You can see the letter for each card in its lower right corner. Several stories are possible for each arrangement of cards, by the way. That’s part of the beauty of this process. So let’s look at these three briefly. We’ve already talked a little about the Devil. The Hermit is the light of God showing the way. Death isn’t death at all. It signifies a transformation, a radical change. Taking this information and reading right to left, the message is: In order to see the illusion for what it is (Devil), one must concentrate on the light of God (Hermit), which will lead to a transformation of perception (Death). Using just the letters in the same order, we get: Use your inner eye (ayin) to see what God is truly giving you (yod means “hand”) in order to plumb the depths of the unconscious for an answer (nun means “fish” and, by extension, the deep water of the unconscious).

Once you have a vocabulary of associations to the cards and letters, lots of stories can be told with the same arrangement of cards. I didn’t want to cross your eyes (your ayins?), so I kept it simple today. This same process can be extended to the names of the spheres on the Tree of Life (see here and here), or to other words and phrases. The layers of meaning are many, and informative.

Keep an eye out for my class series, where we will explore the intricacies of the Tarot for personal growth and spiritual insight. Coming soon!

Why Is the Devil Laughing?

Did you ever notice how, in the movies, the bad guy is always laughing?

(Apologies to the late Andy Rooney for this opening line)

It made me wonder. After all, you see it all the time. Eventually, though, it occurred to me that since bad guys are a representation of Evil, and hence the Great Deceiver himself (a.k.a. the Devil, Satan, Old Nick, Mephistopheles, Beelzebub, etc.), I think they take their cue from him. I’m sure you’ve encountered this business of the laughing Devil somewhere. A poor schlub is going to Hell for some reason or another, and the Devil is standing there laughing his tail off at him.

How can a being who is theoretically condemned to eternal damnation be so friggin’ jolly? I mean, ensnaring souls and poking those unfortunates with a pitchfork for all time must get repetitive and boring. One can get giggles out of that kind of thing for only so long, I would imagine.

I believe that there is an answer for this archetype of the Laughing Devil, and that answer lies in the symbology of the Tarot. In the Major Arcana of the Tarot, The Devil is card number 15 (picture at right). It is associated with the astrological sign of Capricorn, and therefore with Saturn, the planet of limitation. Some even see Saturn as oppressive, which it can be under certain circumstances. However, it is primarily linked with material manifestation, for without limitation, nothing could take form.

The Devil reminds us how easy it is to be ensnared by the illusion of the physical, placing us in a prison of our own making. The primary message to us is to look beyond illusion to the essential spirit underlying all things. This is the ultimate cosmic joke – that what we perceive is “how things really are.”
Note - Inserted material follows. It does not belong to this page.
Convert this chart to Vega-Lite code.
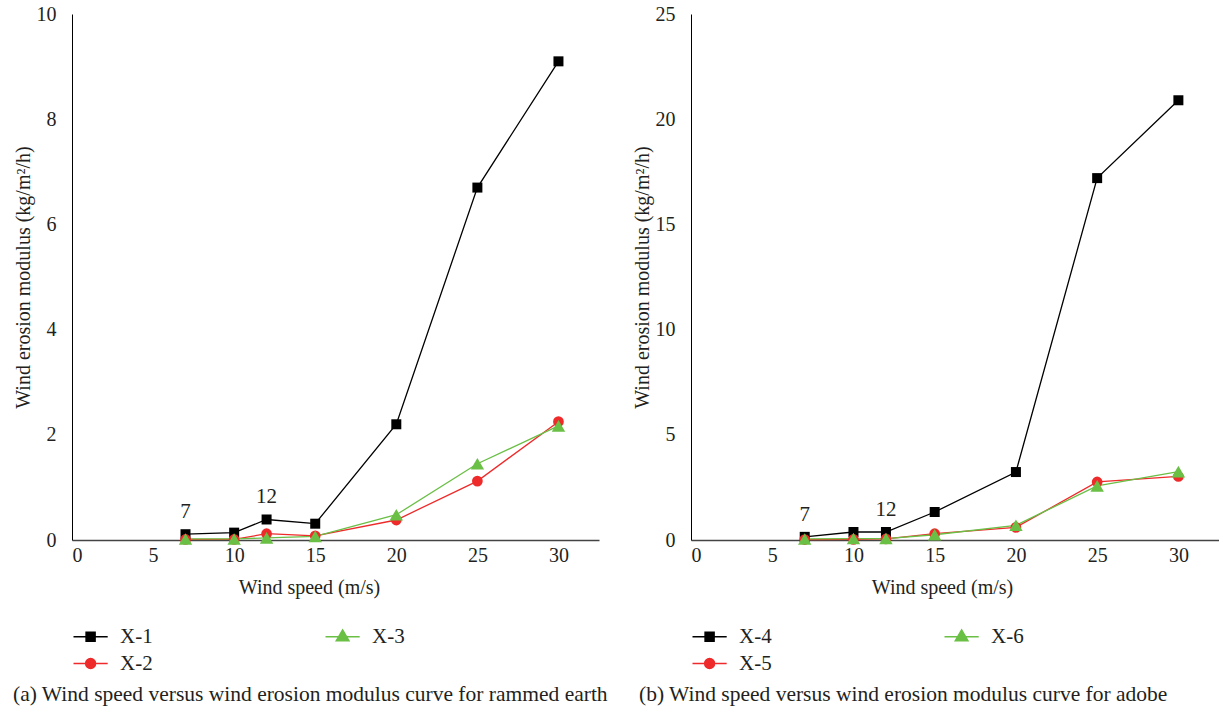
{
  "$schema": "https://vega.github.io/schema/vega-lite/v6.json",
  "background": "white",
  "padding": {"left": 13, "top": 4, "right": 0, "bottom": 0},
  "spacing": 18,
  "config": {
    "font": "Liberation Serif",
    "view": {"stroke": null},
    "axis": {"grid": false, "ticks": false, "domainColor": "#000000", "domainWidth": 1, "labelFontSize": 20, "titleFontSize": 20, "titleFontWeight": "normal", "labelColor": "#231f20", "titleColor": "#231f20", "labelFont": "Liberation Serif", "titleFont": "Liberation Serif"},
    "axisX": {"labelPadding": 5, "titlePadding": 12, "domainColor": "#444444", "domainWidth": 1.5},
    "axisY": {"labelPadding": 16, "titlePadding": 3},
    "legend": {"orient": "bottom", "direction": "horizontal", "columns": 2, "labelFontSize": 21, "labelColor": "#231f20", "labelFont": "Liberation Serif", "symbolSize": 324, "labelOffset": 27, "rowPadding": 5, "columnPadding": 169, "offset": 29, "title": null},
    "title": {"font": "Liberation Serif", "fontSize": 21.5, "fontWeight": "normal", "color": "#231f20", "orient": "bottom", "anchor": "start", "offset": 10}
  },
  "resolve": {"scale": {"color": "independent", "x": "independent", "y": "independent"}, "legend": {"color": "independent"}},
  "hconcat": [
    {
      "width": 527,
      "height": 526,
      "title": {"text": "(a)  Wind speed versus wind erosion modulus curve for rammed earth", "dx": 0},
      "data": {"values": [
        {"series": "X-1", "speed": 7, "modulus": 0.11, "label": "7"},
        {"series": "X-1", "speed": 10, "modulus": 0.14},
        {"series": "X-1", "speed": 12, "modulus": 0.39, "label": "12"},
        {"series": "X-1", "speed": 15, "modulus": 0.31},
        {"series": "X-1", "speed": 20, "modulus": 2.2},
        {"series": "X-1", "speed": 25, "modulus": 6.7},
        {"series": "X-1", "speed": 30, "modulus": 9.1},
        {"series": "X-2", "speed": 7, "modulus": 0.01},
        {"series": "X-2", "speed": 10, "modulus": 0.01},
        {"series": "X-2", "speed": 12, "modulus": 0.12},
        {"series": "X-2", "speed": 15, "modulus": 0.08},
        {"series": "X-2", "speed": 20, "modulus": 0.38},
        {"series": "X-2", "speed": 25, "modulus": 1.12},
        {"series": "X-2", "speed": 30, "modulus": 2.25},
        {"series": "X-3", "speed": 7, "modulus": 0.02},
        {"series": "X-3", "speed": 10, "modulus": 0.02},
        {"series": "X-3", "speed": 12, "modulus": 0.04},
        {"series": "X-3", "speed": 15, "modulus": 0.07},
        {"series": "X-3", "speed": 20, "modulus": 0.48},
        {"series": "X-3", "speed": 25, "modulus": 1.45},
        {"series": "X-3", "speed": 30, "modulus": 2.17}
      ]},
      "encoding": {
        "x": {"field": "speed", "type": "quantitative", "scale": {"domain": [0, 32.5], "nice": false}, "axis": {"values": [0, 5, 10, 15, 20, 25, 30], "title": "Wind speed (m/s)", "titleX": 237}},
        "y": {"field": "modulus", "type": "quantitative", "scale": {"domain": [0, 10], "nice": false}, "axis": {"values": [0, 2, 4, 6, 8, 10], "title": "Wind erosion modulus (kg/m²/h)"}}
      },
      "layer": [
        {"mark": {"type": "line", "strokeWidth": 1.3},
         "encoding": {"color": {"field": "series", "type": "nominal", "scale": {"domain": ["X-1", "X-3", "X-2"], "range": ["#000000", "#6abf45", "#ee2a2a"]},
             "legend": {"encode": {"symbols": {"update": {
               "shape": {"signal": "datum.value==='X-1'?'M-1,0H2.8M0.4,-0.5H1.4V0.5H0.4Z':datum.value==='X-2'?'M-1,0H2.8M1.45,0A0.55,0.55,0,1,1,0.35,0A0.55,0.55,0,1,1,1.45,0Z':'M-1,0H2.8M0.9,-0.75L1.6,0.45H0.2Z'"},
               "fill": {"signal": "datum.value==='X-1'?'#000000':datum.value==='X-2'?'#ee2a2a':'#6abf45'"},
               "stroke": {"signal": "datum.value==='X-1'?'#000000':datum.value==='X-2'?'#ee2a2a':'#6abf45'"},
               "strokeWidth": {"value": 1.5}, "opacity": {"value": 1}}}}}},
           "detail": {"field": "series"}}},
        {"mark": {"type": "point", "filled": true, "opacity": 1},
         "encoding": {
           "color": {"field": "series", "type": "nominal", "scale": {"domain": ["X-1", "X-3", "X-2"], "range": ["#000000", "#6abf45", "#ee2a2a"]},
             "legend": {"encode": {"symbols": {"update": {
               "shape": {"signal": "datum.value==='X-1'?'M-1,0H2.8M0.4,-0.5H1.4V0.5H0.4Z':datum.value==='X-2'?'M-1,0H2.8M1.45,0A0.55,0.55,0,1,1,0.35,0A0.55,0.55,0,1,1,1.45,0Z':'M-1,0H2.8M0.9,-0.75L1.6,0.45H0.2Z'"},
               "fill": {"signal": "datum.value==='X-1'?'#000000':datum.value==='X-2'?'#ee2a2a':'#6abf45'"},
               "stroke": {"signal": "datum.value==='X-1'?'#000000':datum.value==='X-2'?'#ee2a2a':'#6abf45'"},
               "strokeWidth": {"value": 1.5}, "opacity": {"value": 1}}}}}},
           "shape": {"condition": [{"test": "datum.series==='X-1'", "value": "square"}, {"test": "datum.series==='X-2'", "value": "circle"}], "value": "triangle-up"},
           "size": {"condition": [{"test": "datum.series==='X-1'", "value": 100}, {"test": "datum.series==='X-2'", "value": 115}], "value": 180},
           "order": {"field": "series"}
         }},
        {"transform": [{"filter": "isValid(datum.label)"}],
         "mark": {"type": "text", "dy": -22, "fontSize": 21, "color": "#231f20", "font": "Liberation Serif"},
         "encoding": {"text": {"field": "label"}}}
      ]
    },
    {
      "width": 528,
      "height": 526,
      "title": {"text": "(b)  Wind speed versus wind erosion modulus curve for adobe", "dx": 7},
      "data": {"values": [
        {"series": "X-4", "speed": 7, "modulus": 0.15, "label": "7"},
        {"series": "X-4", "speed": 10, "modulus": 0.38},
        {"series": "X-4", "speed": 12, "modulus": 0.38, "label": "12"},
        {"series": "X-4", "speed": 15, "modulus": 1.33},
        {"series": "X-4", "speed": 20, "modulus": 3.23},
        {"series": "X-4", "speed": 25, "modulus": 17.2},
        {"series": "X-4", "speed": 30, "modulus": 20.9},
        {"series": "X-5", "speed": 7, "modulus": 0.02},
        {"series": "X-5", "speed": 10, "modulus": 0.03},
        {"series": "X-5", "speed": 12, "modulus": 0.05},
        {"series": "X-5", "speed": 15, "modulus": 0.3},
        {"series": "X-5", "speed": 20, "modulus": 0.6},
        {"series": "X-5", "speed": 25, "modulus": 2.76},
        {"series": "X-5", "speed": 30, "modulus": 3.02},
        {"series": "X-6", "speed": 7, "modulus": 0.05},
        {"series": "X-6", "speed": 10, "modulus": 0.07},
        {"series": "X-6", "speed": 12, "modulus": 0.07},
        {"series": "X-6", "speed": 15, "modulus": 0.25},
        {"series": "X-6", "speed": 20, "modulus": 0.7},
        {"series": "X-6", "speed": 25, "modulus": 2.57},
        {"series": "X-6", "speed": 30, "modulus": 3.25}
      ]},
      "encoding": {
        "x": {"field": "speed", "type": "quantitative", "scale": {"domain": [0, 32.5], "nice": false}, "axis": {"values": [0, 5, 10, 15, 20, 25, 30], "title": "Wind speed (m/s)", "titleX": 251}},
        "y": {"field": "modulus", "type": "quantitative", "scale": {"domain": [0, 25], "nice": false}, "axis": {"values": [0, 5, 10, 15, 20, 25], "title": "Wind erosion modulus (kg/m²/h)"}}
      },
      "layer": [
        {"mark": {"type": "line", "strokeWidth": 1.3},
         "encoding": {"color": {"field": "series", "type": "nominal", "scale": {"domain": ["X-4", "X-6", "X-5"], "range": ["#000000", "#6abf45", "#ee2a2a"]},
             "legend": {"encode": {"symbols": {"update": {
               "shape": {"signal": "datum.value==='X-4'?'M-1,0H2.8M0.4,-0.5H1.4V0.5H0.4Z':datum.value==='X-5'?'M-1,0H2.8M1.45,0A0.55,0.55,0,1,1,0.35,0A0.55,0.55,0,1,1,1.45,0Z':'M-1,0H2.8M0.9,-0.75L1.6,0.45H0.2Z'"},
               "fill": {"signal": "datum.value==='X-4'?'#000000':datum.value==='X-5'?'#ee2a2a':'#6abf45'"},
               "stroke": {"signal": "datum.value==='X-4'?'#000000':datum.value==='X-5'?'#ee2a2a':'#6abf45'"},
               "strokeWidth": {"value": 1.5}, "opacity": {"value": 1}}}}}},
           "detail": {"field": "series"}}},
        {"mark": {"type": "point", "filled": true, "opacity": 1},
         "encoding": {
           "color": {"field": "series", "type": "nominal", "scale": {"domain": ["X-4", "X-6", "X-5"], "range": ["#000000", "#6abf45", "#ee2a2a"]},
             "legend": {"encode": {"symbols": {"update": {
               "shape": {"signal": "datum.value==='X-4'?'M-1,0H2.8M0.4,-0.5H1.4V0.5H0.4Z':datum.value==='X-5'?'M-1,0H2.8M1.45,0A0.55,0.55,0,1,1,0.35,0A0.55,0.55,0,1,1,1.45,0Z':'M-1,0H2.8M0.9,-0.75L1.6,0.45H0.2Z'"},
               "fill": {"signal": "datum.value==='X-4'?'#000000':datum.value==='X-5'?'#ee2a2a':'#6abf45'"},
               "stroke": {"signal": "datum.value==='X-4'?'#000000':datum.value==='X-5'?'#ee2a2a':'#6abf45'"},
               "strokeWidth": {"value": 1.5}, "opacity": {"value": 1}}}}}},
           "shape": {"condition": [{"test": "datum.series==='X-4'", "value": "square"}, {"test": "datum.series==='X-5'", "value": "circle"}], "value": "triangle-up"},
           "size": {"condition": [{"test": "datum.series==='X-4'", "value": 100}, {"test": "datum.series==='X-5'", "value": 115}], "value": 180},
           "order": {"field": "series"}
         }},
        {"transform": [{"filter": "isValid(datum.label)"}],
         "mark": {"type": "text", "dy": -22, "fontSize": 21, "color": "#231f20", "font": "Liberation Serif"},
         "encoding": {"text": {"field": "label"}}}
      ]
    }
  ]
}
The realization to be grasped is that The Devil is actually God in disguise. We can undo that disguise by turning the pentagram in the picture right-side up, so that the proper order is restored.

The human faculty associated with The Devil card is mirth. It is important for us to see the humor in the everyday and, by seeing beyond, to approach the Divine.

So, now it is easy to see why the devil is laughing. He gets the joke! It seems that the deeper meaning of the symbol has been misunderstood, even perverted, into the laughing devil, or bad guy. In actuality, the archetype of The Devil wants us to join in and enjoy the joke that is being played on us by our senses. This is one of the crucial elements to understand in order to travel the path of enlightenment successfully.

Laugh it up!

Seeing, Not Just Looking

Some time ago I had a dream in which God gave me the ability to see with my eyes closed, like looking through my eyelids. Not a great superpower, but something. Oh, and what did God look like? In this manifestation, the Almighty was a 40-ish guy who was pretty nondescript, slightly chubby, looked kind of
Hispanic. Thin mustache. Polo shirt and chinos. Loafers. I suppose the Ineffable One can look — however, you know?

Anyway, I did a few parlor tricks with my new-found ability (the Ancient of Days was rather amused, looking on), and woke up. Pondering the dream, one message I got was that this ability was so that I could look at the true nature of things, rather than just the illusion of consensual reality playing out before my senses. Now, if I could only hold onto that gift . . .

In the Tarot, 15 - Devil the illusion of reality is often represented by the card known as The Devil (Major Arcana number 15). The card is also associated with the astrological sign of Capricorn. Just because this card represents Capricorn, though, doesn’t mean that Capricorn is bad. We need our inner Capricorn to push us forward in the world, and Capricorn rules career and business. Also, a certain little Savior was born a Capricorn, according to popular reckoning.

No, the problem comes from being captured (note the chains that attach the two figures to the Devil’s throne) by that illusion. Looking deeply, we can begin to peel back the frilly distraction to find the spiritual core, though. Take a good look at the card. You can see pretty easily that the chains around the figures’ necks are roomy enough that they could remove the chains on their own, if they so desire. That’s the trick — wanting to remove the chains. Don’t be fooled like Faust, who nearly condemned himself by wanting the illusion of reality to stay. “You are so wonderful,” the doomed doctor said. That was all Mephistopheles needed to hear, and ol’ Faust was almost a goner. Thanks goodness the cavalry (angels) came to the rescue.

Don’t let yourself get bamboozled by appearances. To paraphrase Smoky the Bear: Only YOU can prevent hellfile.